First off, I like that you tease out the heart of traditio – namely, the handing down, the handing over, the movement of ideas and praxis through time and culture. Any kind of calcification supposes that tradition has come to rest, i.e., is dead. Wherein I wonder if there are actually two different (but functionally equivalent) varieties of tradition-killers. First, the dreaded “traditionalists” of aphorisms 7-9 who circle their wagons around the familiar thing in their denial that any change is possible – or at least that any change could be necessary or good. Their goods are protected. On the other hand we have those who see tradition as something “in hand” to be bartered in the public space (a space usually less carefully defined than your own worthwhile framework). Here the legacy of the past becomes a commodity to pillage, adapt, even synthesize – nearly always with the intention that it become part and parcel of the sexier, more progressive commentary of the world. So, if with the first subcategory we find traditio turned into traditionalism, with the latter it has become for us mere trade.
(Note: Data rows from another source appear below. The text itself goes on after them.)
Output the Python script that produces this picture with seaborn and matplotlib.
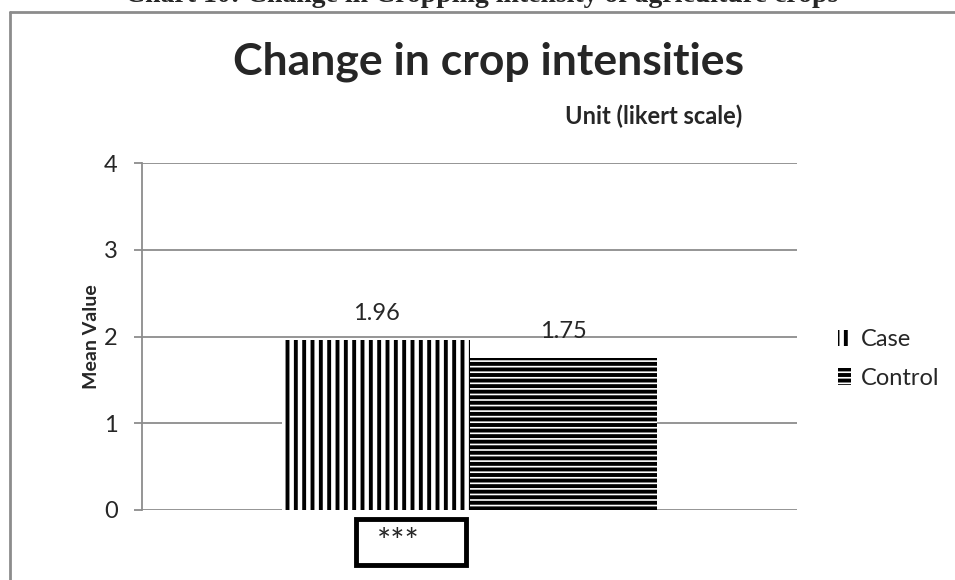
import pandas as pd
import seaborn as sns
import matplotlib.pyplot as plt
from matplotlib.patches import Patch, Rectangle
from matplotlib.lines import Line2D

# data
groups = ['Case', 'Control']
mean_values = [1.96, 1.75]
category = ['Change in crop intensities', 'Change in crop intensities']
hatches = ['||', '---']
yticks = [0, 1, 2, 3, 4]

df = pd.DataFrame({'category': category, 'group': groups, 'value': mean_values})

sns.set_style('white')
plt.rcParams['font.family'] = ['Lato', 'DejaVu Sans']
plt.rcParams['hatch.linewidth'] = 2.8
plt.rcParams['hatch.color'] = 'black'

fig = plt.figure(figsize=(9.55, 5.8), dpi=100)
ax = fig.add_axes([142/955, 1 - 510/580, 655/955, 347/580])

sns.barplot(data=df, x='category', y='value', hue='group', ax=ax,
            width=0.571, gap=0, palette=['white', 'white'], legend=False,
            edgecolor='none', linewidth=0)

bars = [p for p in ax.patches if p.get_height() > 0]
for bar, h in zip(bars, hatches):
    bar.set_hatch(h)
    bar.set_edgecolor('black')
    bar.set_linewidth(0)

# data labels
for bar, v in zip(bars, mean_values):
    ax.text(bar.get_x() + bar.get_width() / 2, v + 0.31, f'{v:.2f}',
            ha='center', va='center', fontsize=17)

ax.set_xlim(-0.5, 0.5)
ax.set_ylim(0, 4)
ax.set_yticks(yticks)
ax.set_yticklabels([str(t) for t in yticks], fontsize=17)
ax.set_xticks([])
ax.set_xlabel('')
ax.set_ylabel('Mean Value', fontsize=14, fontweight='bold', labelpad=3)
ax.yaxis.grid(True, color='#8c8c8c', linewidth=1.3)
ax.set_axisbelow(True)
for s in ['top', 'right', 'bottom']:
    ax.spines[s].set_visible(False)
ax.spines['left'].set_color('#8c8c8c')
ax.spines['left'].set_linewidth(1.3)
ax.tick_params(axis='y', which='major', direction='out', length=5.5,
               color='#8c8c8c', width=1.3, left=True, pad=12)

# titles
fig.text(488/955, 1 - 74/580, 'Change in crop intensities', ha='center',
         va='baseline', fontsize=32, fontweight='bold')
fig.text(742/955, 1 - 116/580, 'Unit (likert scale)', ha='right',
         va='center', fontsize=17, fontweight='bold')
fig.text(482/955, 1 + 4/580, 'Chart 10: Change in Cropping intensity of agriculture crops',
         ha='center', va='center', fontsize=20, fontweight='bold',
         family=['Liberation Serif', 'DejaVu Serif'])

# outer frame (cut off at right and bottom)
fig.add_artist(Line2D([10/955, 10/955], [0, 1 - 12/580], transform=fig.transFigure,
                      color='#8c8c8c', linewidth=2))
fig.add_artist(Line2D([10/955, 1], [1 - 12/580, 1 - 12/580], transform=fig.transFigure,
                      color='#8c8c8c', linewidth=2))

# significance box
fig.add_artist(Rectangle((356/955, 1 - 565/580), 110/955, 46/580,
                         transform=fig.transFigure, fill=False,
                         edgecolor='black', linewidth=3.5))
fig.text(377/955, 1 - 543/580, '***', ha='left', va='center', fontsize=24)

# legend
handles = [Patch(facecolor='white', edgecolor='black', hatch=h, linewidth=0)
           for h in hatches]
fig.legend(handles, groups, loc='center left', bbox_to_anchor=(838/955, 1 - 359/580),
           frameon=False, fontsize=17, handlelength=0.55, handleheight=0.7,
           handletextpad=0.4, labelspacing=0.75, borderaxespad=0, borderpad=0)

fig.savefig('out.png', dpi=100)
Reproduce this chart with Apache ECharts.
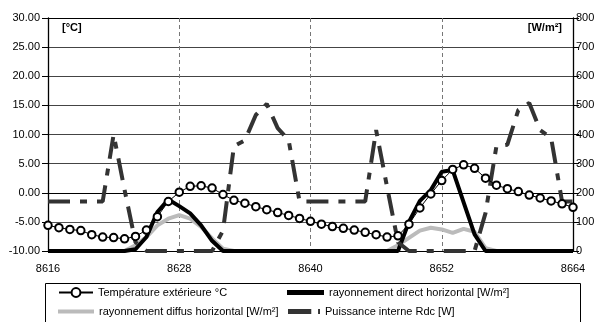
<!DOCTYPE html>
<html><head><meta charset="utf-8">
<script src="https://cdn.jsdelivr.net/npm/echarts@6/dist/echarts.min.js"></script>
<style>html,body{margin:0;padding:0;background:#fff}#c{width:602px;height:322px}</style>
</head><body><div id="c"></div>
<script>
const hours = [8616,8617,8618,8619,8620,8621,8622,8623,8624,8625,8626,8627,8628,8629,8630,8631,8632,8633,8634,8635,8636,8637,8638,8639,8640,8641,8642,8643,8644,8645,8646,8647,8648,8649,8650,8651,8652,8653,8654,8655,8656,8657,8658,8659,8660,8661,8662,8663,8664];
const temperature = [-5.6,-6.0,-6.3,-6.5,-7.2,-7.6,-7.7,-7.9,-7.5,-6.4,-4.1,-1.5,0.1,1.1,1.2,0.8,-0.3,-1.3,-1.8,-2.4,-2.9,-3.4,-3.9,-4.4,-4.9,-5.4,-5.8,-6.1,-6.4,-6.8,-7.2,-7.6,-7.4,-5.4,-2.6,-0.2,2.1,4.0,4.8,4.2,2.5,1.3,0.7,0.2,-0.4,-0.9,-1.4,-1.9,-2.5];
const directRad = [0,0,0,0,0,0,0,0,6,48,134,177,154,129,88,35,0,0,0,0,0,0,0,0,0,0,0,0,0,0,0,0,0,100,172,209,272,278,167,57,0,0,0,0,0,0,0,0,0];
const diffuseRad = [0,0,0,0,0,0,0,0,20,48,88,111,123,111,83,43,8,0,0,0,0,0,0,0,0,0,0,0,0,0,0,0,20,45,70,80,74,62,76,66,10,0,0,0,0,0,0,0,0];
const puissance = [170,170,170,170,170,170,400,210,30,0,0,0,0,0,0,0,70,360,380,467,505,422,381,170,170,170,170,170,170,170,415,220,30,0,0,0,0,0,0,0,130,360,365,484,508,415,388,170,170];
const leftTicks = [-10,30,5];
const rightTicks = [0,800,100];
const seriesNames = ['Température extérieure °C','rayonnement direct horizontal [W/m²]','rayonnement diffus horizontal [W/m²]','Puissance interne Rdc [W]'];

const pair = arr => hours.map((h,i)=>[h,arr[i]]);
const FONT = 'Liberation Sans, Arial, sans-serif';
const chart = echarts.init(document.getElementById('c'), null, {renderer:'canvas'});
const legendBase = {orient:'horizontal', itemGap:0, padding:0, symbolKeepAspect:false, textStyle:{fontFamily:FONT,fontSize:11,color:'#000'}, selectedMode:false};
chart.setOption({
  animation:false,
  backgroundColor:'#fff',
  grid:{left:48,right:29,top:18,bottom:71,containLabel:false},
  xAxis:{type:'value',min:8616,max:8664,interval:12,
    axisLine:{show:true,lineStyle:{color:'#000',width:1}},
    axisTick:{show:false},
    axisLabel:{fontFamily:FONT,fontSize:11,color:'#000',margin:12,formatter:v=>String(v)},
    splitLine:{show:true,lineStyle:{color:'#777',type:[4,3],width:1}}},
  yAxis:[
    {type:'value',min:leftTicks[0],max:leftTicks[1],interval:leftTicks[2],
     axisLine:{show:true,lineStyle:{color:'#000',width:1.3}},
     axisTick:{show:true,inside:false,length:6,lineStyle:{color:'#000'}},
     axisLabel:{fontFamily:FONT,fontSize:11,color:'#000',margin:8,formatter:v=>v.toFixed(2)},
     splitLine:{show:true,lineStyle:{color:['#000','#555','#aaa','#444','#444','#444','#444','#444','#000'],width:1}}},
    {type:'value',min:rightTicks[0],max:rightTicks[1],interval:rightTicks[2],
     axisLine:{show:true,lineStyle:{color:'#000',width:1.3}},
     axisTick:{show:true,inside:false,length:6,lineStyle:{color:'#000'}},
     axisLabel:{fontFamily:FONT,fontSize:11,color:'#000',margin:3},
     splitLine:{show:false}}
  ],
  legend:[
    Object.assign({},legendBase,{data:[seriesNames[0]],left:58,top:287,itemWidth:34,itemHeight:11}),
    Object.assign({},legendBase,{data:[{name:seriesNames[1],icon:'path://M0,0H40V5H0Z'}],left:287,top:287,itemWidth:37,itemHeight:5}),
    Object.assign({},legendBase,{data:[{name:seriesNames[2],icon:'path://M0,0H40V4H0Z'}],left:58,top:306,itemWidth:36,itemHeight:4}),
    Object.assign({},legendBase,{data:[{name:seriesNames[3],icon:'path://M0,0H24V5H0Z M31,0H33V5H31Z'}],left:288,top:306,itemWidth:32,itemHeight:5})
  ],
  graphic:[
    {type:'rect',left:43,top:281,shape:{width:535,height:60},style:{fill:'none',stroke:'#000',lineWidth:1},silent:true},
    {type:'text',left:62,top:22,style:{text:'[°C]',font:'bold 11px '+FONT,fill:'#000'}},
    {type:'text',right:40,top:22,style:{text:'[W/m²]',font:'bold 11px '+FONT,fill:'#000'}}
  ],
  series:[
    {name:seriesNames[2],type:'line',yAxisIndex:1,data:pair(diffuseRad),showSymbol:false,symbol:'none',z:2,
     lineStyle:{color:'#bbb',width:4},itemStyle:{color:'#bbb'}},
    {name:seriesNames[1],type:'line',yAxisIndex:1,data:pair(directRad),showSymbol:false,symbol:'none',z:3,
     lineStyle:{color:'#000',width:4},itemStyle:{color:'#000'}},
    {name:seriesNames[3],type:'line',yAxisIndex:1,data:pair(puissance),showSymbol:false,symbol:'none',z:4,
     lineStyle:{color:'#333',width:4,type:[22,10,7,10],cap:'butt'},itemStyle:{color:'#333'}},
    {name:seriesNames[0],type:'line',yAxisIndex:0,data:pair(temperature),symbol:'emptyCircle',symbolSize:7.5,z:5,
     lineStyle:{color:'#000',width:1},itemStyle:{color:'#000',borderColor:'#000',borderWidth:1}}
  ]
});
</script></body></html>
A second observation is that your proposals seem to have a (dangerous?) proximity to Barth’s doctrine of the Word of God in CD I/1, particularly when you speak of remembrance and proposal in the form of “the hope for recognition.” Barth describes the proper context of the hearing of the Word of God as the congregation which enters into recollection (via scripture) in expectation (via proclamation) – in which God may miraculously take these media and have them become present revelation. Your wedging tradition between memory and hope seems reasonable enough, yet I wonder if you are wanting to ascribe too much to tradition. Is there a point in which we just have to say that as much as tradition isn’t a dead, static thing, it also isn’t a living thing like revelation is a living thing? Is tradition not but human and only human, and thus half-alive by nature? Tradition is handed over to us – and so becomes much like us, the living dead, or, to be a bit sunnier about it, the decrepit who are nonetheless sealed with the surety of the Spirit. (Let me also say that I recognize and appreciate how you disarm the high-handed uses of tradition precisely because our handing-down happens within the penultimate climate.) I guess I’m still unsure of whether tradition can be spoken of in any analogy to the event of God’s speech, or if the dynamizing of tradition subtracts from the unique speaking of God which rattles our eardrums.
I hope to cross paths soon. At present I’m up in Edinburgh with McDowell and Fergusson and company, and so will keep an eye out for you at upcoming conferences.